As Amends the Law Today


 Article 9 (commencing with Section 9789.1) is added to Chapter 19 of Division 3 of the Business and Professions Code, to read:

Article  9. Hydrolysis
 For purposes of this article, the following definitions shall apply:
(1) “Hydrolysis facility” means a building or structure containing one or more chambers for the reduction of bodies of deceased persons by alkaline hydrolysis.
(2) “Hydrolysis chamber” means the enclosed space within which the hydrolysis of human remains is performed and any other attached, nonenclosed, mechanical components that are necessary for the safe and proper functioning of the equipment. Allowable hydrolysis chambers for the disposition of human remains shall meet or exceed State Department of Public Health and federal Centers for Disease Control and Prevention requirements for complete destruction of human pathogens.
(3) “Hydrolysis container” means a hydrolyzable closed container resistant to leakage of bodily fluids into which the body of a deceased person is placed prior to insertion in a hydrolysis chamber for alkaline hydrolysis.
(4) “Hydrolyzed remains” means bone fragments of a human body that are left after hydrolysis in a hydrolysis facility. “Hydrolyzed remains” does not include foreign materials, pacemakers, or prostheses.
(5) “Hydrolyzed remains container” means a receptacle in which hydrolyzed remains are placed after hydrolysis.
(6) “Hydrolysis” means the process by which the following three steps are taken:
(A) The reduction of the body of a deceased person to its essential chemical components by alkaline hydrolysis.

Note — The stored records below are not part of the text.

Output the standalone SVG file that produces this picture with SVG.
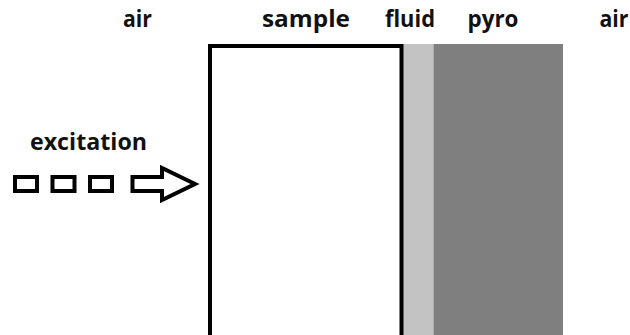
<svg xmlns="http://www.w3.org/2000/svg" width="630" height="335" viewBox="0 0 630 335">
  <style>
    .lbl { font-family: "Open Sans", "Liberation Sans", sans-serif; font-weight: 700; font-size: 23px; fill: #111111; text-anchor: middle; }
    .outline { fill: #ffffff; stroke: #000000; stroke-width: 4; }
  </style>
  <rect width="630" height="335" fill="#ffffff"/>

  <!-- layer stack -->
  <g id="fluid">
    <rect x="403" y="44" width="30.5" height="295" fill="#c3c3c3"/>
  </g>
  <g id="pyro">
    <rect x="433.5" y="44" width="129.5" height="295" fill="#7f7f7f"/>
  </g>
  <g id="sample">
    <rect class="outline" x="210" y="46" width="191.5" height="300"/>
  </g>

  <!-- region labels -->
  <g id="labels">
    <text class="lbl" x="137.5" y="27" textLength="29" lengthAdjust="spacingAndGlyphs">air</text>
    <text class="lbl" x="306" y="27" textLength="88" lengthAdjust="spacingAndGlyphs">sample</text>
    <text class="lbl" x="410" y="27" textLength="50" lengthAdjust="spacingAndGlyphs">fluid</text>
    <text class="lbl" x="493" y="27" textLength="51" lengthAdjust="spacingAndGlyphs">pyro</text>
    <text class="lbl" x="614" y="27" textLength="29" lengthAdjust="spacingAndGlyphs">air</text>
    <text class="lbl" x="88.5" y="150" textLength="117" lengthAdjust="spacingAndGlyphs">excitation</text>
  </g>

  <!-- excitation pulses and arrow -->
  <g id="connectors">
    <rect class="outline" x="15" y="177" width="22" height="14"/>
    <rect class="outline" x="52.5" y="177" width="22" height="14"/>
    <rect class="outline" x="90" y="177" width="22" height="14"/>
    <polygon class="outline" stroke-linejoin="miter" points="132.5,177 162,177 162,168 195,184 162,200 162,191 132.5,191"/>
  </g>
</svg>
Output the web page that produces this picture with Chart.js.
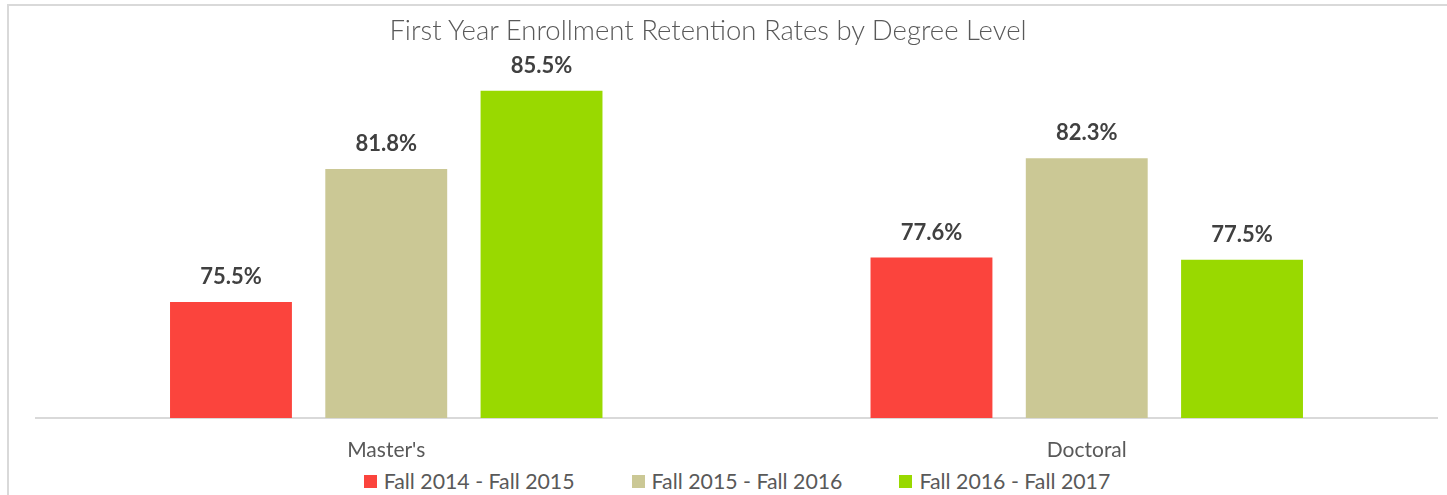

Alkaline hydrolysis is a chemical process using heat or heat and applied pressure, water, and potassium hydroxide or sodium hydroxide to dissolve human tissue within a hydrolysis container.
(B) Wherever possible, the least amount of potassium hydroxide that is still effective for complete dissolution of the remains shall be used within the hydrolysis container, to minimize the downstream environmental impact of the effluent and to maximize worker safety.
(C) The processing of the remains after removal from the hydrolysis chamber pursuant to Section 7010.3 of the Health and Safety Code.
 (a) Nothing in this chapter, Chapter 12, or any other law, shall be construed to prohibit a hydrolysis facility from engaging in the practice of alkaline hydrolysis of human remains when authorized as part of the pilot program authorized by this section.
(b) The bureau is authorized to issue a limited crematory license to a hydrolysis facility subject to the following:
(1) The bureau may issue limited crematory licenses to no more than five hydrolysis facilities.
(2) Each hydrolysis facility shall meet the following requirements:
(A) The hydrolysis facility shall be managed by a licensed crematory manager, who has been certified as having received training by the hydrolysis manufacturer, as approved by the bureau.
(B) The hydrolysis facility shall comply with all applicable water treatment and wastewater control laws.
(C) The hydrolysis facility shall present to the bureau any locally required permits for business operations and appropriate state tax documentation.
(c) A licensed hydrolysis facility shall submit to annual inspections by the bureau and any certified uniform program agency. The facility may be additionally inspected at any time by the bureau.
(d) Article 6.5 (commencing with Section 9740) and Article 8 (commencing with Section 9780) shall apply to the hydrolysis of human remains authorized through the pilot program by this section.
 The requirements of Division 7 (commencing with Section 7000) of the Health and Safety Code apply to this article as follows:
(1) The requirements related to the operation of crematories apply to a hydrolysis facility authorized by this article.
(2) The requirements related to cremated remains shall apply to hydrolyzed remains authorized by this article.
 This article shall remain in effect only until January 1, 2020, and as of that date is repealed, unless a later enacted statute, that is enacted before January 1, 2020, deletes or extends that date.